Cassell’s Shilling Novels

Cassell & Co., Ltd. (London, UK)
Series dates: 1885-1934
Size: 4.5″ x 7″


Cassell’s series of very cheap reprints under the Shilling Novel name can be found in advertisements back to at least 1885. The series consisted of romance, adventure, detective stories and light fiction in low-quality bindings printed on poor paper.

An advertisement for the series in The Teesdale Mercury, July 14, 1915, mentions the “three-colour pictorial paper jacket” as a selling point:


E. Temple Thurston’s The City of Beautiful Nonsense is from late in the life of the series, in September 1931. It is a 2nd “cheap edition” printing, the first being in March of 1931. The novel was the basis of a silent movie (in 1919) and “talkie” in 1935.

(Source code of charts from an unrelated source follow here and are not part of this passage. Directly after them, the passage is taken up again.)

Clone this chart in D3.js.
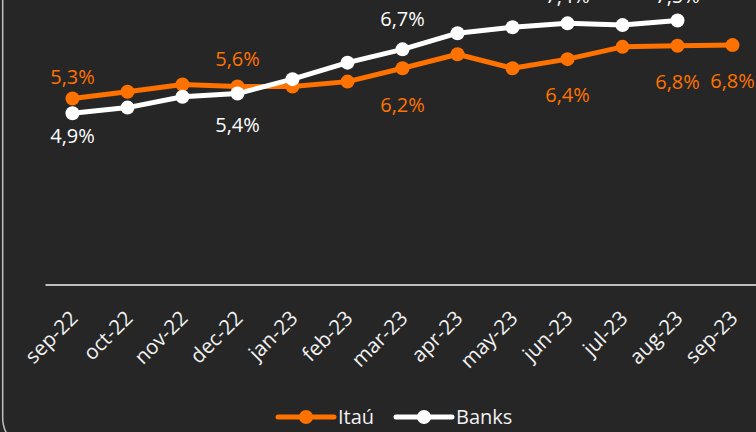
<!DOCTYPE html>
<html>
<head>
<meta charset="utf-8">
<script src="https://cdn.jsdelivr.net/npm/d3@7"></script>
<style>
    body { margin: 0; background: #262626; }
    svg { display: block; }
    text { font-family: "Open Sans", sans-serif; }
</style>
</head>
<body>
<div id="chart"></div>
<script>
const months = ['sep-22', 'oct-22', 'nov-22', 'dec-22', 'jan-23', 'feb-23', 'mar-23',
    'apr-23', 'may-23', 'jun-23', 'jul-23', 'aug-23', 'sep-23'];
const itau = [5.30, 5.49, 5.70, 5.64, 5.64, 5.78, 6.16, 6.56, 6.16, 6.42, 6.77, 6.80, 6.82];
const banks = [4.88, 5.04, 5.35, 5.44, 5.85, 6.32, 6.70, 7.16, 7.33, 7.44, 7.39, 7.52];
const itauLabelIdx = [0, 3, 6, 9, 11, 12];
const banksLabelIdx = [0, 3, 6, 9, 11];
const seriesNames = ['Itaú', 'Banks'];

const width = 756, height = 432;
const orange = '#ff7200';
const white = '#ffffff';

// label baseline offsets from the point (negative = above)
const labelDy = {
    'Itaú': [-14, -21, 44, 43, 43, 43],
    'Banks': [30, 38, -23, -20, -18]
};

const series = [
    {name: seriesNames[0], values: itau, labels: itauLabelIdx, color: orange},
    {name: seriesNames[1], values: banks, labels: banksLabelIdx, color: white}
];

const fmt = v => d3.format('.1f')(v).replace('.', ',') + '%';

let svg = d3.select('#chart')
    .append('svg')
    .attr('width', width)
    .attr('height', height);

// outer rounded frame (only left/bottom-left visible)
svg.append('rect')
    .attr('x', 2.7)
    .attr('y', -60)
    .attr('width', 900)
    .attr('height', 509)
    .attr('rx', 31)
    .attr('fill', 'none')
    .attr('stroke', '#bfbfbf')
    .attr('stroke-width', 1.5);

const x = d3.scalePoint()
    .domain(months)
    .range([45, 760])
    .padding(0.5);

const y = d3.scaleLinear()
    .domain([0, 8])
    .range([284.5, 284.5 - 8 * 35.1]);

// x axis
svg.append('g')
    .attr('transform', 'translate(0,' + y(0) + ')')
    .call(d3.axisBottom(x).tickSize(0).tickSizeOuter(0))
    .call(g => g.select('.domain')
        .attr('stroke', '#bfbfbf')
        .attr('stroke-width', 2))
    .call(g => g.selectAll('.tick text')
        .attr('x', 0)
        .attr('y', 0)
        .attr('dy', 0)
        .attr('transform', 'translate(6,35) rotate(-45)')
        .attr('text-anchor', 'end')
        .attr('fill', '#f2f2f2')
        .style('font-size', '20.5px')
        .style('font-family', '"Open Sans", sans-serif'));

// lines, markers and labels
series.forEach(s => {
    const pts = s.values.map((v, i) => ({month: months[i], value: v}));

    svg.append('path')
        .datum(pts)
        .attr('fill', 'none')
        .attr('stroke', s.color)
        .attr('stroke-width', 5)
        .attr('stroke-linejoin', 'round')
        .attr('d', d3.line()
            .x(d => x(d.month))
            .y(d => y(d.value))
        );

    svg.append('g')
        .selectAll('circle')
        .data(pts)
        .enter()
        .append('circle')
        .attr('cx', d => x(d.month))
        .attr('cy', d => y(d.value))
        .attr('r', 7)
        .attr('fill', s.color);

    svg.append('g')
        .selectAll('text')
        .data(s.labels)
        .enter()
        .append('text')
        .attr('x', i => x(months[i]))
        .attr('y', (i, k) => y(s.values[i]) + labelDy[s.name][k])
        .attr('text-anchor', 'middle')
        .attr('fill', s.color)
        .style('font-size', '20px')
        .text(i => fmt(s.values[i]));
});

// legend
const legendX = [278, 396];
const legend = svg.append('g')
    .attr('transform', 'translate(0,417)');

series.forEach((s, i) => {
    let g = legend.append('g')
        .attr('transform', 'translate(' + legendX[i] + ',0)');
    g.append('line')
        .attr('x1', 0)
        .attr('x2', 56)
        .attr('stroke', s.color)
        .attr('stroke-width', 5)
        .attr('stroke-linecap', 'round');
    g.append('circle')
        .attr('cx', 28)
        .attr('r', 7)
        .attr('fill', s.color);
    g.append('text')
        .attr('x', 60)
        .attr('y', 7)
        .attr('fill', '#f2f2f2')
        .style('font-size', '20px')
        .text(s.name);
});
</script>
</body>
</html>
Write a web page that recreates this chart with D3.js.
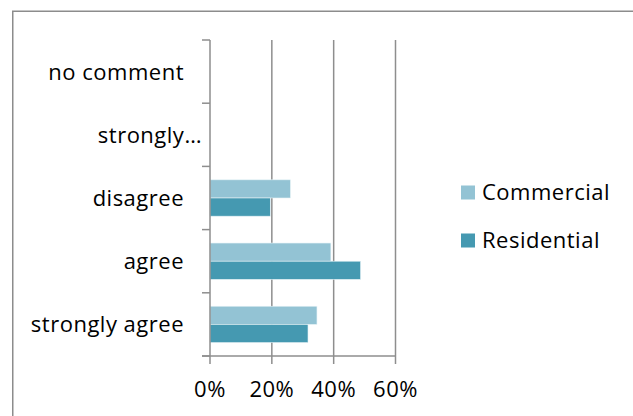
<!DOCTYPE html>
<html>
<head>
<meta charset="utf-8">
<script src="https://cdn.jsdelivr.net/npm/d3@7"></script>
<style>
  html, body { margin: 0; padding: 0; background: #fff; }
  svg { display: block; }
  text { font-family: "Open Sans", "Noto Sans", sans-serif; fill: #000; font-size: 22px; letter-spacing: 0.5px; }
</style>
</head>
<body>
<svg id="chart" width="633" height="416"></svg>
<script>
// Survey answers, bottom to top as on the axis
const categories = ["strongly agree", "agree", "disagree", "strongly…", "no comment"];
const series = ["Commercial", "Residential"];
const commercial = [34.6, 39.1, 26.0, 0, 0];
const residential = [31.7, 48.7, 19.5, 0, 0];
const xTicks = [0, 20, 40, 60];
const colors = { Commercial: "#93c3d4", Residential: "#4599b1" };

const values = { Commercial: commercial, Residential: residential };
const rows = categories.map((c, i) => ({ cat: c, vals: series.map(s => ({ s, v: values[s][i] })) }));

const svg = d3.select("#chart");
const plot = { left: 210, right: 395.5, top: 40, bottom: 356 };

// outer frame (runs off the right and bottom edges)
svg.append("rect")
  .attr("x", 12.75).attr("y", 11.25)
  .attr("width", 700).attr("height", 500)
  .attr("fill", "none").attr("stroke", "#8c8c8c").attr("stroke-width", 1.5);

const x = d3.scaleLinear().domain([0, 60]).range([plot.left, plot.right]);
const y = d3.scaleBand().domain(categories).range([plot.bottom, plot.top])
  .paddingInner(0.425).paddingOuter(0.2125);
const ySub = d3.scaleBand().domain(series).range([0, y.bandwidth()]);
const step = y.step();

// vertical gridlines
svg.append("g").selectAll("line").data(xTicks.filter(t => t > 0)).join("line")
  .attr("x1", d => x(d)).attr("x2", d => x(d))
  .attr("y1", plot.top).attr("y2", plot.bottom)
  .attr("stroke", "#8e8e8e").attr("stroke-width", 1.5);

// bars
const groups = svg.append("g").selectAll("g").data(rows).join("g")
  .attr("transform", d => `translate(0,${y(d.cat)})`);
groups.selectAll("rect").data(d => d.vals.filter(e => e.v > 0)).join("rect")
  .attr("x", x(0))
  .attr("y", d => ySub(d.s))
  .attr("width", d => x(d.v) - x(0))
  .attr("height", ySub.bandwidth())
  .attr("fill", d => colors[d.s])
  .attr("stroke", "#e6f2f6").attr("stroke-width", 0.6);

// category axis with ticks between categories
const yAxis = svg.append("g");
yAxis.append("line")
  .attr("x1", plot.left).attr("x2", plot.left)
  .attr("y1", plot.top).attr("y2", plot.bottom)
  .attr("stroke", "#8e8e8e").attr("stroke-width", 1.5);
const boundaries = d3.range(categories.length + 1).map(i => plot.bottom - i * step);
yAxis.selectAll("line.tick").data(boundaries).join("line").attr("class", "tick")
  .attr("x1", plot.left - 8).attr("x2", plot.left)
  .attr("y1", d => d).attr("y2", d => d)
  .attr("stroke", "#8e8e8e").attr("stroke-width", 1.5);
// truncated labels run up to the tick marks
yAxis.selectAll("text").data(categories).join("text")
  .attr("x", d => d.endsWith("…") ? plot.left - 8 : plot.left - 26)
  .attr("y", d => y(d) + y.bandwidth() / 2 + 8)
  .attr("text-anchor", "end")
  .text(d => d);

// value axis
const xAxis = svg.append("g");
xAxis.append("line")
  .attr("x1", plot.left - 8).attr("x2", plot.right)
  .attr("y1", plot.bottom).attr("y2", plot.bottom)
  .attr("stroke", "#8e8e8e").attr("stroke-width", 1.5);
xAxis.selectAll("line.tick").data(xTicks).join("line").attr("class", "tick")
  .attr("x1", d => x(d)).attr("x2", d => x(d))
  .attr("y1", plot.bottom).attr("y2", plot.bottom + 8)
  .attr("stroke", "#8e8e8e").attr("stroke-width", 1.5);
xAxis.selectAll("text").data(xTicks).join("text")
  .attr("x", d => x(d))
  .attr("y", 397)
  .attr("text-anchor", "middle")
  .text(d => d + "%");

// legend
const legend = svg.append("g").selectAll("g").data(series).join("g")
  .attr("transform", (d, i) => `translate(461,${192.5 + i * 48})`);
legend.append("rect")
  .attr("x", 0).attr("y", -7).attr("width", 14).attr("height", 14)
  .attr("fill", d => colors[d]);
legend.append("text")
  .attr("x", 21).attr("y", 7.5)
  .text(d => d);
</script>
</body>
</html>
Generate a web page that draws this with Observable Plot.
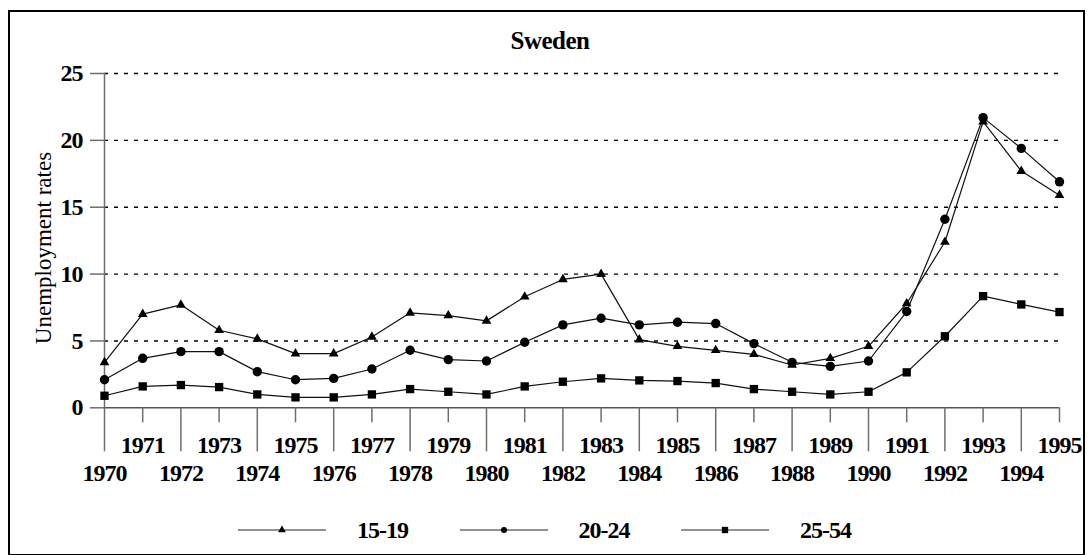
<!DOCTYPE html>
<html>
<head>
<meta charset="utf-8">
<script src="https://cdn.jsdelivr.net/npm/d3@7"></script>
<script src="https://cdn.jsdelivr.net/npm/@observablehq/plot@0.6"></script>
<style>
  html, body { margin: 0; padding: 0; background: #fff; }
  #wrap { position: relative; width: 1088px; height: 555px; overflow: hidden; font-family: "Liberation Serif", "DejaVu Serif", serif; }
  #frame { position: absolute; left: 8px; top: 10px; width: 1077px; height: 546px; border: 2px solid #000; box-sizing: border-box; }
  #title { position: absolute; left: 0; width: 1100px; top: 28px; text-align: center; font-weight: bold; font-size: 25px; line-height: 26px; letter-spacing: -0.5px; }
  #ylab { position: absolute; left: 44px; top: 248px; transform: translate(-50%, -50%) rotate(-90deg); white-space: nowrap; font-size: 23px; line-height: 24px; }
  #chart { position: absolute; left: 0; top: 0; }
  .leg { position: absolute; top: 518px; height: 24px; display: flex; align-items: center; }
  .leg svg { display: block; }
  .leg span { margin-left: 31px; font-weight: bold; font-size: 24px; line-height: 24px; letter-spacing: -1px; }
</style>
</head>
<body>
<div id="wrap">
  <div id="frame"></div>
  <div id="chart"></div>
  <div id="title">Sweden</div>
  <div id="ylab">Unemployment rates</div>
  <div id="legend"></div>
</div>
<script>
const years = d3.range(1970, 1996);
const series = ["15-19", "20-24", "25-54"];
const s1519 = [3.4, 7.0, 7.7, 5.8, 5.15, 4.05, 4.05, 5.3, 7.1, 6.9, 6.5, 8.3, 9.6, 10.0, 5.1, 4.6, 4.3, 4.0, 3.2, 3.7, 4.6, 7.8, 12.4, 21.4, 17.7, 15.9];
const s2024 = [2.1, 3.7, 4.2, 4.2, 2.7, 2.1, 2.2, 2.9, 4.3, 3.6, 3.5, 4.9, 6.2, 6.7, 6.2, 6.4, 6.3, 4.8, 3.4, 3.1, 3.5, 7.2, 14.1, 21.7, 19.4, 16.9];
const s2554 = [0.9, 1.6, 1.7, 1.55, 1.0, 0.78, 0.78, 1.0, 1.4, 1.2, 1.0, 1.6, 1.95, 2.2, 2.05, 2.0, 1.85, 1.4, 1.2, 1.0, 1.2, 2.65, 5.35, 8.35, 7.73, 7.16];
const yTicks = [0, 5, 10, 15, 20, 25];
const gridTicks = [5, 10, 15, 20, 25];
const oddYears = years.filter(y => y % 2 === 1);
const evenYears = years.filter(y => y % 2 === 0);

const toRows = vals => years.map((year, i) => ({year, v: vals[i]}));
const r1519 = toRows(s1519), r2024 = toRows(s2024), r2554 = toRows(s2554);

const axisGray = "#6e6e6e";
const chart = Plot.plot({
  width: 1088,
  height: 500,
  marginLeft: 104,
  marginRight: 29,
  marginTop: 73,
  marginBottom: 92.7,
  style: {fontFamily: "Liberation Serif, DejaVu Serif, serif", fontSize: "24px", fontWeight: "bold", letterSpacing: "-1px", background: "transparent", overflow: "visible", color: "#000"},
  x: {domain: [1970, 1995]},
  y: {domain: [0, 25]},
  marks: [
    Plot.ruleY(gridTicks, {x1: 1970, x2: 1995, stroke: "#000", strokeWidth: 1.4, strokeDasharray: "4,6"}),
    Plot.ruleX([1970], {y1: 0, y2: 25, stroke: axisGray, strokeWidth: 1.5}),
    Plot.ruleY([0], {x1: 1970, x2: 1995, stroke: "#555", strokeWidth: 1.5}),
    Plot.axisY({ticks: yTicks, tickSize: 14, tickPadding: 8, label: null, stroke: axisGray, fill: "#000", strokeWidth: 1.5}),
    Plot.axisX({ticks: oddYears, tickSize: 15, tickPadding: 13, tickFormat: d => String(d), label: null, stroke: axisGray, fill: "#000", strokeWidth: 1.5}),
    Plot.axisX({ticks: evenYears, tickSize: 44, tickPadding: 12, tickFormat: d => String(d), label: null, stroke: axisGray, fill: "#000", strokeWidth: 1.5}),
    Plot.line(r2554, {x: "year", y: "v", stroke: "#111", strokeWidth: 1.2}),
    Plot.line(r2024, {x: "year", y: "v", stroke: "#111", strokeWidth: 1.2}),
    Plot.line(r1519, {x: "year", y: "v", stroke: "#111", strokeWidth: 1.2}),
    Plot.dot(r2554, {x: "year", y: "v", symbol: "square", r: 4.7, fill: "#000", stroke: "none"}),
    Plot.dot(r2024, {x: "year", y: "v", symbol: "circle", r: 4.7, fill: "#000", stroke: "none"}),
    Plot.dot(r1519, {x: "year", y: "v", symbol: "triangle", r: 3.6, fill: "#000", stroke: "none"})
  ]
});
chart.querySelectorAll("text").forEach(t => t.setAttribute("font-family", "Liberation Serif"));
document.getElementById("chart").appendChild(chart);

// Legend
const legendSymbols = [d3.symbolTriangle, d3.symbolCircle, d3.symbolSquare];
const legendSizes = [26, 28, 40];
const legend = document.getElementById("legend");
series.forEach((name, i) => {
  const item = document.createElement("div");
  item.className = "leg";
  item.style.left = (238 + i * 221.5) + "px";
  const path = d3.symbol(legendSymbols[i], legendSizes[i])();
  item.innerHTML = `<svg width="88" height="16"><line x1="0" x2="88" y1="8" y2="8" stroke="${axisGray}" stroke-width="1.5"/><path d="${path}" transform="translate(44,8)" fill="#000"/></svg><span>${name}</span>`;
  legend.appendChild(item);
});
</script>
</body>
</html>
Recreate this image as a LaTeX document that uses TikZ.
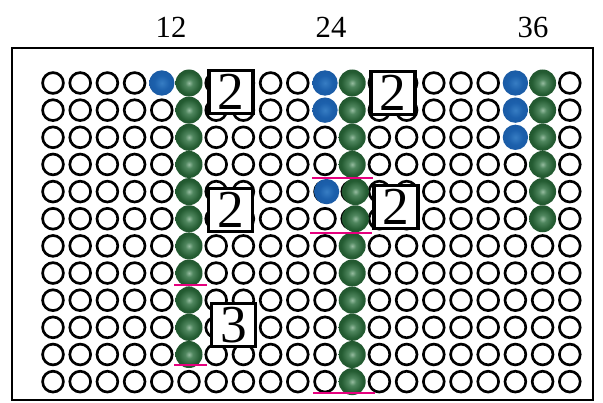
\documentclass[tikz,border=0pt]{standalone}
\usepackage{fontspec}
\setmainfont{Liberation Serif}
\definecolor{ballgreen}{RGB}{36,92,50}
\definecolor{ballgreenrim}{RGB}{28,74,40}
\definecolor{ballgreenmid}{RGB}{80,135,95}
\definecolor{ballgreenhi}{RGB}{150,188,160}
\definecolor{ballblue}{RGB}{28,96,172}
\definecolor{ballbluerim}{RGB}{24,84,155}
\definecolor{ballbluehi}{RGB}{55,125,195}
\definecolor{mag}{RGB}{230,0,126}
\pgfdeclareradialshading{gshade}{\pgfpoint{0bp}{0bp}}{color(0bp)=(ballgreenhi); color(7bp)=(ballgreenmid); color(20bp)=(ballgreen); color(40bp)=(ballgreenrim); color(50bp)=(ballgreenrim)}
\pgfdeclareradialshading{bshade}{\pgfpoint{0bp}{0bp}}{color(0bp)=(ballbluehi); color(15bp)=(ballblue); color(40bp)=(ballbluerim); color(50bp)=(ballbluerim)}
\begin{document}
\begin{tikzpicture}[x=0.75pt,y=-0.75pt,
  hole/.style={circle,draw=black,line width=2pt,minimum size=15.6pt,inner sep=0pt},
  gball/.style={circle,minimum size=20.25pt,inner sep=0pt,shading=gshade},
  bball/.style={circle,minimum size=19pt,inner sep=0pt,shading=bshade},
  numbox/.style={draw=black,line width=2.6pt,fill=white,minimum width=33pt,minimum height=32.5pt,inner sep=0pt,font=\fontsize{40}{40}\selectfont},
  toplabel/.style={font=\fontsize{23}{23}\selectfont,inner sep=0pt},
  tickmark/.style={draw=mag,line width=2pt},
  frameline/.style={draw=black,line width=2pt}]
\useasboundingbox (0,0) rectangle (603,403);
% frame
\draw[frameline] (12,48) rectangle (593,400);
% labels
\node[toplabel] (l12) at (171,27) {12};
\node[toplabel] (l24) at (331,27) {24};
\node[toplabel] (l36) at (533,27) {36};
% holes
\foreach \c in {1,...,20}
  \foreach \r in {1,...,12}
    \node[hole] (h-\c-\r) at ({53+(\c-1)*27.2},{83+(\r-1)*27.15}) {};
% left column
\node[bball] (b-5-1) at (h-5-1) {};
\foreach \r in {1,...,11}
  \node[gball] (g-6-\r) at (h-6-\r) {};
% middle column
\foreach \r in {1,2}
  \node[bball] (b-11-\r) at (h-11-\r) {};
\foreach \r in {1,...,4}
  \node[gball] (g-12-\r) at (h-12-\r) {};
\node[bball,xshift=1.2pt] (b-11-5) at (h-11-5) {};
\foreach \r in {5,6}
  \node[gball,xshift=2.4pt] (g-12-\r) at (h-12-\r) {};
\foreach \r in {7,...,12}
  \node[gball] (g-12-\r) at (h-12-\r) {};
% right column
\foreach \r in {1,...,3}
  \node[bball] (b-18-\r) at (h-18-\r) {};
\foreach \r in {1,...,6}
  \node[gball] (g-19-\r) at (h-19-\r) {};
% number boxes
\node[numbox] (nA) at (231,92) {2};
\node[numbox] (nB) at (230.5,210) {2};
\node[numbox] (nC) at (233.5,325) {3};
\node[numbox] (nD) at (393,93) {2};
\node[numbox] (nE) at (396,207) {2};
% magenta marks
\draw[tickmark] (174,285) -- (207,285);
\draw[tickmark] (174,365) -- (207,365);
\draw[tickmark] (312,178) -- (373,178);
\draw[tickmark] (310,233) -- (372,233);
\draw[tickmark] (313,393) -- (375,393);
\end{tikzpicture}
\end{document}
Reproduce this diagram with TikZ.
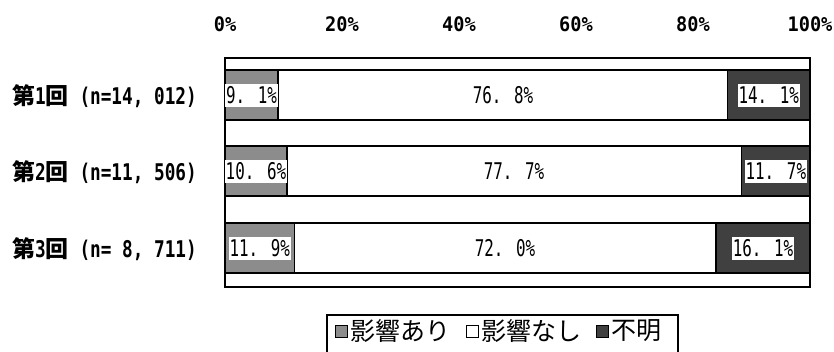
\documentclass[tikz,border=0pt]{standalone}
\usepackage{fontspec}
\newfontfamily\jp{Noto Sans CJK JP}
\newfontfamily\monoax[FakeStretch=0.93]{DejaVu Sans Mono}
\newfontfamily\monorow[FakeStretch=0.77]{DejaVu Sans Mono}
\newfontfamily\monoval[FakeStretch=0.69]{DejaVu Sans Mono}
\usetikzlibrary{positioning}
\begin{document}
\begin{tikzpicture}[x=1pt,y=-1pt]
\tikzset{
 axlab/.style={font=\monoax\bfseries\fontsize{20}{20}\selectfont, anchor=center, inner sep=0pt, text height=14.6pt, text depth=0pt},
 rowlab/.style={font=\monorow\bfseries\fontsize{23}{23}\selectfont, anchor=east, inner sep=0pt, text height=16.8pt, text depth=0pt},
 seg/.style={draw=black, line width=1.5pt},
 yesseg/.style={seg, fill=black!45},
 noseg/.style={seg, fill=white},
 unkseg/.style={seg, fill=black!75},
 plainval/.style={font=\monoval\fontsize{23}{23}\selectfont, inner xsep=1pt, inner ysep=3pt, text height=16.8pt, text depth=0pt},
 val/.style={plainval, fill=white},
 frameline/.style={draw=black, line width=1.8pt},
 legtext/.style={font=\jp\fontsize{25}{25}\selectfont, inner sep=0pt},
 legsq/.style={draw=black, line width=0.6pt, minimum size=12pt, inner sep=0pt},
}
\useasboundingbox (0,0) rectangle (834,351);
\fill[white] (0,0) rectangle (834,351);
% axis labels
\foreach \p/\n in {0/0,20/1,40/2,60/3,80/4,100/5}{
  \node[axlab] (ax\n) at ({225+5.85*\p},24.5) {\p\%};
}
% frame
\draw[frameline] (225,58) rectangle (810,287);
% bar 1
\draw[yesseg] (225,70) rectangle (278,120);
\draw[noseg] (278,70) rectangle (727.5,120);
\draw[unkseg] (727.5,70) rectangle (810,120);
% bar 2
\draw[yesseg] (225,146) rectangle (287,196);
\draw[noseg] (287,146) rectangle (741.5,196);
\draw[unkseg] (741.5,146) rectangle (810,196);
% bar 3
\draw[yesseg] (225,223) rectangle (294.5,273);
\draw[noseg] (294.5,223) rectangle (716,273);
\draw[unkseg] (716,223) rectangle (810,273);
% values
\node[val] (v11) at (251.5,95.5) {9. 1\%};
\node[plainval] (v12) at (503,95.5) {76. 8\%};
\node[val] (v13) at (768.8,95.5) {14. 1\%};
\node[val] (v21) at (256,171.5) {10. 6\%};
\node[plainval] (v22) at (514,171.5) {77. 7\%};
\node[val] (v23) at (775.8,171.5) {11. 7\%};
\node[val] (v31) at (259.8,248.5) {11. 9\%};
\node[plainval] (v32) at (505,248.5) {72. 0\%};
\node[val] (v33) at (763,248.5) {16. 1\%};
% row labels
\node[rowlab] (r1) at (197,96.5) {{\jp\bfseries 第}1{\jp\bfseries 回} (n=14, 012)};
\node[rowlab] (r2) at (197,172.5) {{\jp\bfseries 第}2{\jp\bfseries 回} (n=11, 506)};
\node[rowlab] (r3) at (197,249.5) {{\jp\bfseries 第}3{\jp\bfseries 回} (n= 8, 711)};
% legend
\draw[draw=black, line width=1.4pt] (327,360) |- (678,315) -- (678,360);
\node[legsq, fill=black!45] (s1) at (341,331) {};
\node[legtext, right=3pt of s1] (l1) {影響あり};
\node[legsq, fill=white, right=15pt of l1] (s2) {};
\node[legtext, right=3pt of s2] (l2) {影響なし};
\node[legsq, fill=black!75, right=14pt of l2] (s3) {};
\node[legtext, right=3pt of s3] (l3) {不明};
\end{tikzpicture}
\end{document}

Jackets are unique to each title in the series, consisting of a color illustration of the characters in the book. The very faded spine includes the (faded) series name at the top, the book author and title, and an indication that the book is “clothbound” for one shilling (the one shilling type is also faded). It’s not clear if there was a paper-bound version of the series, or if Cassell was advertising that a cloth bound book could be had for the price of some paperback books. The series name is on the front, bottom of the jacket front. The front jacket flap contains other titles in the series, including those by Sax Rohmer, Ethel M. Dell, Baroness Orczy, and Rider Haggard.


The latest additions to the series are advertised on the back of the book. Additional authors include S.S. van Dine, Warwick Deeping, W.W. Jacobs, E. Phillips Oppenheim, Arnold Bennett, and Louis Bromfield.


The books themselves are, as with most other cheap series, of poor quality. The black cloth binding is stamped with fading gold decorations. There is no indication of the series name on the book.


The half-title page shows the coarse, brittle, yellowing paper.


The title page:


The copyright page indicates the dates of printing for the two editions of this book in the series.


The book was printed and bound by the Greycaine Book Manufacturing Company, owned by the Reader’s Library Publishing Company who printed and published the Reader’s Library in the UK.